-- START --

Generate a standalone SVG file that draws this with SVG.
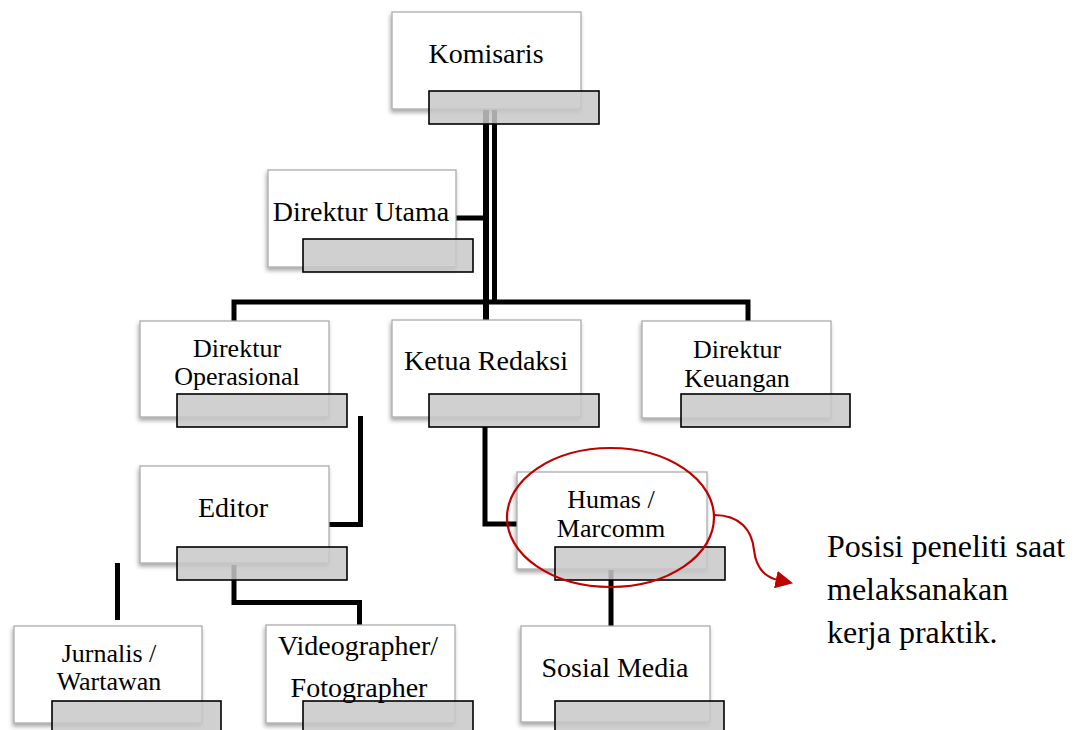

-- END --
-- START --

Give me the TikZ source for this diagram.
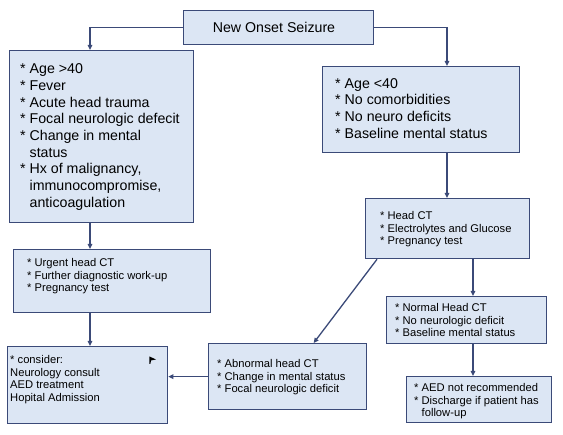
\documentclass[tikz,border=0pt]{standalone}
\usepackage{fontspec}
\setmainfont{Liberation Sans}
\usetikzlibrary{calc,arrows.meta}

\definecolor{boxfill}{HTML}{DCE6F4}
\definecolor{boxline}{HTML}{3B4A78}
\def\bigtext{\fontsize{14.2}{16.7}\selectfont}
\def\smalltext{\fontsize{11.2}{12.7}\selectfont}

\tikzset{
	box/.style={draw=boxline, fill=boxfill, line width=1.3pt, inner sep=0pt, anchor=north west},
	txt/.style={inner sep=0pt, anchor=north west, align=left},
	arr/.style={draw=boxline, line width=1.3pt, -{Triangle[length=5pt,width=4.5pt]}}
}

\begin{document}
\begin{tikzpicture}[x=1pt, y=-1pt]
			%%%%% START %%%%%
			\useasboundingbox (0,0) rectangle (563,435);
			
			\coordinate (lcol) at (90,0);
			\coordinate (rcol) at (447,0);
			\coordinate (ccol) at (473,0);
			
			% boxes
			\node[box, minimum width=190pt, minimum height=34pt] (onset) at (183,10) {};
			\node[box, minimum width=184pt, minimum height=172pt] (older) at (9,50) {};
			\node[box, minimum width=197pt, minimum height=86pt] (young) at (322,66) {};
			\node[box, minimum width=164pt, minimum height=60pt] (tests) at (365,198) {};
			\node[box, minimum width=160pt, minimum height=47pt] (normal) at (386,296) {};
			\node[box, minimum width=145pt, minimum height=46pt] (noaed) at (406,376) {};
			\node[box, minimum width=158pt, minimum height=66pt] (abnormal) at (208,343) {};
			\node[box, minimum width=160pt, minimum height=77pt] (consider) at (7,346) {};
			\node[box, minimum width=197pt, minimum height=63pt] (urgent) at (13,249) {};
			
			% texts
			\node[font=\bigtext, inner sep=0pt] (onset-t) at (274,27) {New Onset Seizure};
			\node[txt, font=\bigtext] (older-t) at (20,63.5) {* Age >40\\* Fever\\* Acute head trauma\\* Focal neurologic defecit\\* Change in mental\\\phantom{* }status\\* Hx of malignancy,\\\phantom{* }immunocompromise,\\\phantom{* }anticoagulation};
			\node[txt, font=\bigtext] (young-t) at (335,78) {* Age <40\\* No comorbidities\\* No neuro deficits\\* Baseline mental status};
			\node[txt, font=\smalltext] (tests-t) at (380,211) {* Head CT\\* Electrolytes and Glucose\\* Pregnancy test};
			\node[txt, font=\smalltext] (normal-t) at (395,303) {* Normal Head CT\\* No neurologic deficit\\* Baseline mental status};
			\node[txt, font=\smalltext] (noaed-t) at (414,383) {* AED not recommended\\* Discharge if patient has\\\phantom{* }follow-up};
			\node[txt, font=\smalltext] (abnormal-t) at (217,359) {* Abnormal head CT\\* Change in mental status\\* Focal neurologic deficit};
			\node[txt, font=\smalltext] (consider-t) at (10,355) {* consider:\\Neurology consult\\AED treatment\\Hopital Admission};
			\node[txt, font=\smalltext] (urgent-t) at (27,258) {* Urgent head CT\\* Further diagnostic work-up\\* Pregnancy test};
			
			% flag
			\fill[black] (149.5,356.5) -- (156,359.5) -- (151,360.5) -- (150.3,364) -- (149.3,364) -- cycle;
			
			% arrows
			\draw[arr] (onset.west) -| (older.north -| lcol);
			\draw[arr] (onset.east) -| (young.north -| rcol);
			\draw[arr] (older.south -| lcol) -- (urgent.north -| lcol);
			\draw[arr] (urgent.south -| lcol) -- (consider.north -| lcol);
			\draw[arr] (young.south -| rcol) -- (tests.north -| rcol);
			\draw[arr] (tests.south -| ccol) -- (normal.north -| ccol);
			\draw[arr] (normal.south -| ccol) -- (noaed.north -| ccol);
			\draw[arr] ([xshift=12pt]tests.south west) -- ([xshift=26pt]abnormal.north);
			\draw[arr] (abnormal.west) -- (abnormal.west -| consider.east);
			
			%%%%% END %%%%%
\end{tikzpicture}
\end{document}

-- END --
-- START --

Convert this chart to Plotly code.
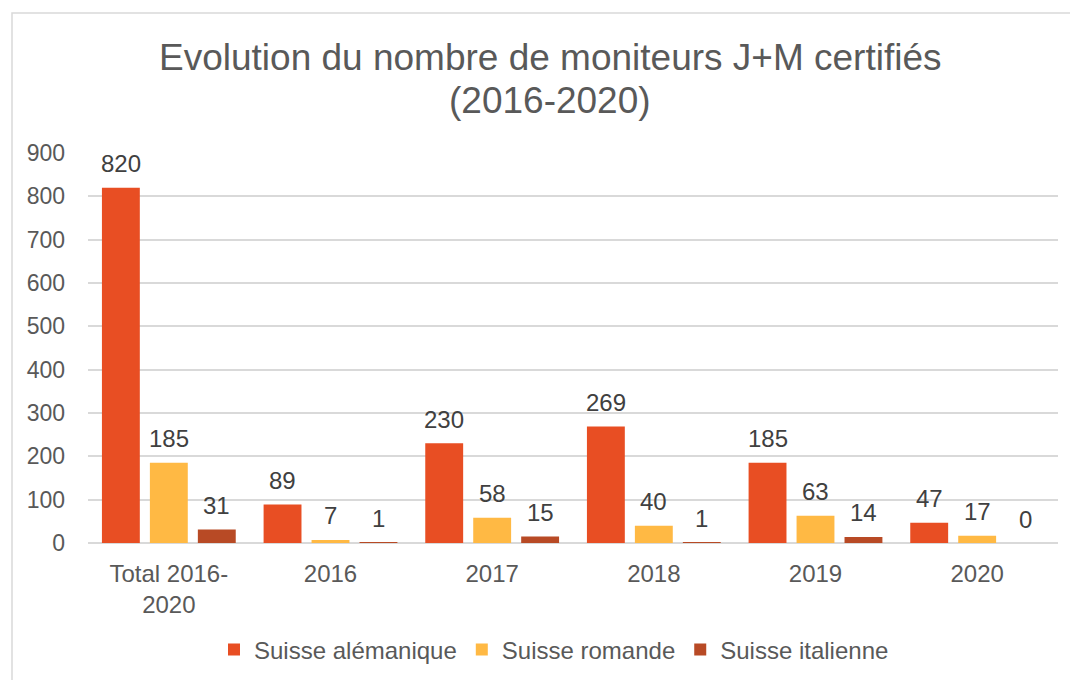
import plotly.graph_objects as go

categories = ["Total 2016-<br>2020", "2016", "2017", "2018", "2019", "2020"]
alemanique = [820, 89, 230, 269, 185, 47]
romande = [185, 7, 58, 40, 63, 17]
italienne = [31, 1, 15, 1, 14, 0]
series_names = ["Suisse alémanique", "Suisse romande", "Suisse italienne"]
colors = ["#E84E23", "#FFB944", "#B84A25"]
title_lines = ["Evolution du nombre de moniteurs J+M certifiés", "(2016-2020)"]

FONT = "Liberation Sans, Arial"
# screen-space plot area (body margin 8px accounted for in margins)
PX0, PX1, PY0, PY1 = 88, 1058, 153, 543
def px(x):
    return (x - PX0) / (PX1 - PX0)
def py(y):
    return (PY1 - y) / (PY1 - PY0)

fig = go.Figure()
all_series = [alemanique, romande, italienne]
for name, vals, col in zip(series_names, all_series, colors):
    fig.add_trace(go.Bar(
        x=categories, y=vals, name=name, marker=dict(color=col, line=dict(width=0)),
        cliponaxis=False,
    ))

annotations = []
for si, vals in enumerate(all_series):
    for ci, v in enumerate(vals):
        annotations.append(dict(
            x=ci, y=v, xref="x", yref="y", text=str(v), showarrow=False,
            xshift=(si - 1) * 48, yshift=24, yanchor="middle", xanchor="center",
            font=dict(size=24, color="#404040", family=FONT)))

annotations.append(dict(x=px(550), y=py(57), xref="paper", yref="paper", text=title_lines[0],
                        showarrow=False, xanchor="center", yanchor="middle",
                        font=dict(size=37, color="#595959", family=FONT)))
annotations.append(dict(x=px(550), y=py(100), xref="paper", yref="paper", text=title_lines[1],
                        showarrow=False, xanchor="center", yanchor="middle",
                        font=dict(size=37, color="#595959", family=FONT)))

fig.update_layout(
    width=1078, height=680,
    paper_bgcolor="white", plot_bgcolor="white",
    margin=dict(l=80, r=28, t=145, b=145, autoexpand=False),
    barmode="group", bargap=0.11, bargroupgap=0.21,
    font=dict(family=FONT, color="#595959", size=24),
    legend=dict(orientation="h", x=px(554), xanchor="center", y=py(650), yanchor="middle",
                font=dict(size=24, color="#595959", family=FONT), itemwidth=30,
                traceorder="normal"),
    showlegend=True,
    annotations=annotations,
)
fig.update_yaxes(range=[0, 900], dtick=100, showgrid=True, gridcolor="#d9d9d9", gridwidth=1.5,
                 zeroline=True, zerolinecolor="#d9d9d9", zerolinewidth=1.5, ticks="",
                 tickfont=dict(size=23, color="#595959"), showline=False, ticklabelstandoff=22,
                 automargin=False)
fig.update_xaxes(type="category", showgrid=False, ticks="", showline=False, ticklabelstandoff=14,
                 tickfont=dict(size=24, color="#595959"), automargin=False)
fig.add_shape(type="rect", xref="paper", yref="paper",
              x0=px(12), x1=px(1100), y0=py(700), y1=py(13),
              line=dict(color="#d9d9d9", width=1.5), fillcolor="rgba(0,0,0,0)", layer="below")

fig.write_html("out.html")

-- END --

→ **REQUIREMENTS**:
Among the entries above, how many lines include the word "standalone"? Reply with the number only.

→ **RESPONSE**:
2